— TASK —
Leave out every picture, then transcribe the rest of the listing exactly.

— AVAILABLE DATA —
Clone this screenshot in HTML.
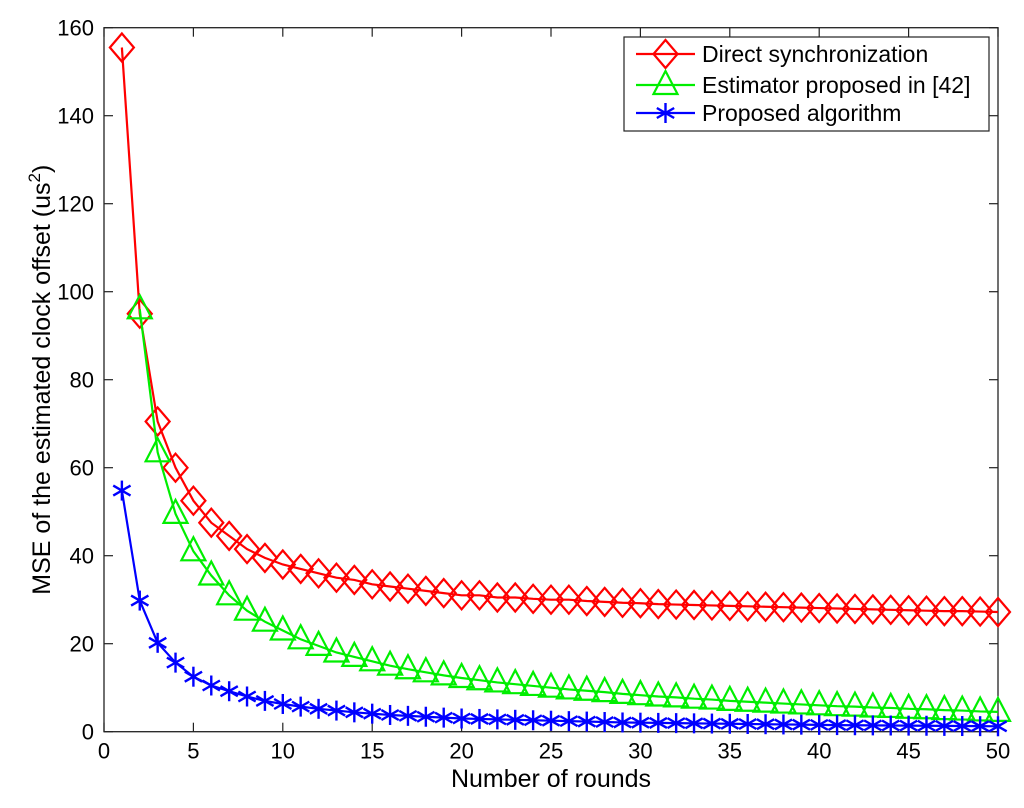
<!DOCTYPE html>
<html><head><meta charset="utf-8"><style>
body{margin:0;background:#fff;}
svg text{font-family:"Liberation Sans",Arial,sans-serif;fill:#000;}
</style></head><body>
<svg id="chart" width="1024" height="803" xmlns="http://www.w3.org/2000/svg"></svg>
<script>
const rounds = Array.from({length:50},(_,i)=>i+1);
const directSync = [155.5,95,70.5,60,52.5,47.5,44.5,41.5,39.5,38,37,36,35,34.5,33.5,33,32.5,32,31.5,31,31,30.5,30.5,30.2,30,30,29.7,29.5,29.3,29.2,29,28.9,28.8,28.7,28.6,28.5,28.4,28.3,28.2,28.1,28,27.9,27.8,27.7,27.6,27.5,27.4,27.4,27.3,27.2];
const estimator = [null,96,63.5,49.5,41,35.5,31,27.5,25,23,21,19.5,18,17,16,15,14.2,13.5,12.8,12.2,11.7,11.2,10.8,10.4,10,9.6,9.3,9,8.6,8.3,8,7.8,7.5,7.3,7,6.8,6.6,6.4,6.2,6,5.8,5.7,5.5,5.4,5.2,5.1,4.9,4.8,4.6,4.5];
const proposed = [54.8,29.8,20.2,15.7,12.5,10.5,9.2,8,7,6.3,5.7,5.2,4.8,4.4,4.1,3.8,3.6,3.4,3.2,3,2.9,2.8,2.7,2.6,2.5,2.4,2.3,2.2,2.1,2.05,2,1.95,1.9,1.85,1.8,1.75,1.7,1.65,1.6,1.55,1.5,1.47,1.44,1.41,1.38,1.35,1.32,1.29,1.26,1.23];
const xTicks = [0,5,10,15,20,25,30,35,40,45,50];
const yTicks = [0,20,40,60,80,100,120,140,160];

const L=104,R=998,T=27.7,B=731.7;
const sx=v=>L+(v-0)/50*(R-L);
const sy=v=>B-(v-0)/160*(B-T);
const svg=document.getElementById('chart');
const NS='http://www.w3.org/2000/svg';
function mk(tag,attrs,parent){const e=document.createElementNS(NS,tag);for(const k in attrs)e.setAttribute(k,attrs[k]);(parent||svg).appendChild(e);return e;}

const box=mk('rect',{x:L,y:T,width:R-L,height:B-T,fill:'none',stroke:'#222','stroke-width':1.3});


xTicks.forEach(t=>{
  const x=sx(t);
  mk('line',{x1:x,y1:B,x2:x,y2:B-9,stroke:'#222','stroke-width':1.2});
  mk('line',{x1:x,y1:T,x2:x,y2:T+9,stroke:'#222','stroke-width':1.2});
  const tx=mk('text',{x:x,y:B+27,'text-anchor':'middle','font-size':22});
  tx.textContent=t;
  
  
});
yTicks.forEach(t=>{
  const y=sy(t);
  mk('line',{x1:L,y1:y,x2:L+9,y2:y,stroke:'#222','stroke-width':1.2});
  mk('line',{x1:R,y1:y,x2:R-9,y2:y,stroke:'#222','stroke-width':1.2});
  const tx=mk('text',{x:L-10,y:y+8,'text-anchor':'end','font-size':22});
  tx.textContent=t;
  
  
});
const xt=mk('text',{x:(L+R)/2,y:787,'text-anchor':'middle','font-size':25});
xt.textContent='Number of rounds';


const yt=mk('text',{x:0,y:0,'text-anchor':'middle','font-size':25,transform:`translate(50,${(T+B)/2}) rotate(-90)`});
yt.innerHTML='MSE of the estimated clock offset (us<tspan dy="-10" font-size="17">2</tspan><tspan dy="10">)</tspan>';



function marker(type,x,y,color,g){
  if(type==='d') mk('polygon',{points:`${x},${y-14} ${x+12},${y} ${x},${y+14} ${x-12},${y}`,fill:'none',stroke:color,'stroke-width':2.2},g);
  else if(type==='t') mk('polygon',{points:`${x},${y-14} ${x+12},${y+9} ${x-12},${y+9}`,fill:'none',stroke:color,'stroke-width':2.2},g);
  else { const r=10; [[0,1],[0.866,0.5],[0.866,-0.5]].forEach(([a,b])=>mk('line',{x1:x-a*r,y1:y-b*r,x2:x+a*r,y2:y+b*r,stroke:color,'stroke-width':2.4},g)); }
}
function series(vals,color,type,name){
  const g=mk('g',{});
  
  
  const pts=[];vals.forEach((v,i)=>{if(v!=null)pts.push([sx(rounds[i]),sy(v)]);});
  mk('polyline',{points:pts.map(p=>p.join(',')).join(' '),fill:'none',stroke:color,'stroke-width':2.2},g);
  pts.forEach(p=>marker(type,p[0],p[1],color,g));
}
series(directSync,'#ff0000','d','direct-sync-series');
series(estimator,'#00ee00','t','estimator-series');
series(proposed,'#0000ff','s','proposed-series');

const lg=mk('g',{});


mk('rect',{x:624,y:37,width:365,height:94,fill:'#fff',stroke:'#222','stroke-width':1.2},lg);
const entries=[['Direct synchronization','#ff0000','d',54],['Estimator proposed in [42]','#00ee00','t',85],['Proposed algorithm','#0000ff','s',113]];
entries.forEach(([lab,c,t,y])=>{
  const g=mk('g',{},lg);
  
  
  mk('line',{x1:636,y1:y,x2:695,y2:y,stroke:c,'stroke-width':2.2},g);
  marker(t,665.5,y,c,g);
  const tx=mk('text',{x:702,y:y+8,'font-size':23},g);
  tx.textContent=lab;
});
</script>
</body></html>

— SOLUTION TO THIS TASK —
Clone this screenshot in HTML.
<!DOCTYPE html>
<html><head><meta charset="utf-8"><style>
body{margin:0;background:#fff;}
svg text{font-family:"Liberation Sans",Arial,sans-serif;fill:#000;}
</style></head><body>
<svg id="chart" width="1024" height="803" xmlns="http://www.w3.org/2000/svg"></svg>
<script>
const rounds = Array.from({length:50},(_,i)=>i+1);
const directSync = [155.5,95,70.5,60,52.5,47.5,44.5,41.5,39.5,38,37,36,35,34.5,33.5,33,32.5,32,31.5,31,31,30.5,30.5,30.2,30,30,29.7,29.5,29.3,29.2,29,28.9,28.8,28.7,28.6,28.5,28.4,28.3,28.2,28.1,28,27.9,27.8,27.7,27.6,27.5,27.4,27.4,27.3,27.2];
const estimator = [null,96,63.5,49.5,41,35.5,31,27.5,25,23,21,19.5,18,17,16,15,14.2,13.5,12.8,12.2,11.7,11.2,10.8,10.4,10,9.6,9.3,9,8.6,8.3,8,7.8,7.5,7.3,7,6.8,6.6,6.4,6.2,6,5.8,5.7,5.5,5.4,5.2,5.1,4.9,4.8,4.6,4.5];
const proposed = [54.8,29.8,20.2,15.7,12.5,10.5,9.2,8,7,6.3,5.7,5.2,4.8,4.4,4.1,3.8,3.6,3.4,3.2,3,2.9,2.8,2.7,2.6,2.5,2.4,2.3,2.2,2.1,2.05,2,1.95,1.9,1.85,1.8,1.75,1.7,1.65,1.6,1.55,1.5,1.47,1.44,1.41,1.38,1.35,1.32,1.29,1.26,1.23];
const xTicks = [0,5,10,15,20,25,30,35,40,45,50];
const yTicks = [0,20,40,60,80,100,120,140,160];

const L=104,R=998,T=27.7,B=731.7;
const sx=v=>L+(v-0)/50*(R-L);
const sy=v=>B-(v-0)/160*(B-T);
const svg=document.getElementById('chart');
const NS='http://www.w3.org/2000/svg';
function mk(tag,attrs,parent){const e=document.createElementNS(NS,tag);for(const k in attrs)e.setAttribute(k,attrs[k]);(parent||svg).appendChild(e);return e;}

const box=mk('rect',{x:L,y:T,width:R-L,height:B-T,fill:'none',stroke:'#222','stroke-width':1.3});


xTicks.forEach(t=>{
  const x=sx(t);
  mk('line',{x1:x,y1:B,x2:x,y2:B-9,stroke:'#222','stroke-width':1.2});
  mk('line',{x1:x,y1:T,x2:x,y2:T+9,stroke:'#222','stroke-width':1.2});
  const tx=mk('text',{x:x,y:B+27,'text-anchor':'middle','font-size':22});
  tx.textContent=t;
  
  
});
yTicks.forEach(t=>{
  const y=sy(t);
  mk('line',{x1:L,y1:y,x2:L+9,y2:y,stroke:'#222','stroke-width':1.2});
  mk('line',{x1:R,y1:y,x2:R-9,y2:y,stroke:'#222','stroke-width':1.2});
  const tx=mk('text',{x:L-10,y:y+8,'text-anchor':'end','font-size':22});
  tx.textContent=t;
  
  
});
const xt=mk('text',{x:(L+R)/2,y:787,'text-anchor':'middle','font-size':25});
xt.textContent='Number of rounds';


const yt=mk('text',{x:0,y:0,'text-anchor':'middle','font-size':25,transform:`translate(50,${(T+B)/2}) rotate(-90)`});
yt.innerHTML='MSE of the estimated clock offset (us<tspan dy="-10" font-size="17">2</tspan><tspan dy="10">)</tspan>';



function marker(type,x,y,color,g){
  if(type==='d') mk('polygon',{points:`${x},${y-14} ${x+12},${y} ${x},${y+14} ${x-12},${y}`,fill:'none',stroke:color,'stroke-width':2.2},g);
  else if(type==='t') mk('polygon',{points:`${x},${y-14} ${x+12},${y+9} ${x-12},${y+9}`,fill:'none',stroke:color,'stroke-width':2.2},g);
  else { const r=10; [[0,1],[0.866,0.5],[0.866,-0.5]].forEach(([a,b])=>mk('line',{x1:x-a*r,y1:y-b*r,x2:x+a*r,y2:y+b*r,stroke:color,'stroke-width':2.4},g)); }
}
function series(vals,color,type,name){
  const g=mk('g',{});
  
  
  const pts=[];vals.forEach((v,i)=>{if(v!=null)pts.push([sx(rounds[i]),sy(v)]);});
  mk('polyline',{points:pts.map(p=>p.join(',')).join(' '),fill:'none',stroke:color,'stroke-width':2.2},g);
  pts.forEach(p=>marker(type,p[0],p[1],color,g));
}
series(directSync,'#ff0000','d','direct-sync-series');
series(estimator,'#00ee00','t','estimator-series');
series(proposed,'#0000ff','s','proposed-series');

const lg=mk('g',{});


mk('rect',{x:624,y:37,width:365,height:94,fill:'#fff',stroke:'#222','stroke-width':1.2},lg);
const entries=[['Direct synchronization','#ff0000','d',54],['Estimator proposed in [42]','#00ee00','t',85],['Proposed algorithm','#0000ff','s',113]];
entries.forEach(([lab,c,t,y])=>{
  const g=mk('g',{},lg);
  
  
  mk('line',{x1:636,y1:y,x2:695,y2:y,stroke:c,'stroke-width':2.2},g);
  marker(t,665.5,y,c,g);
  const tx=mk('text',{x:702,y:y+8,'font-size':23},g);
  tx.textContent=lab;
});
</script>
</body></html>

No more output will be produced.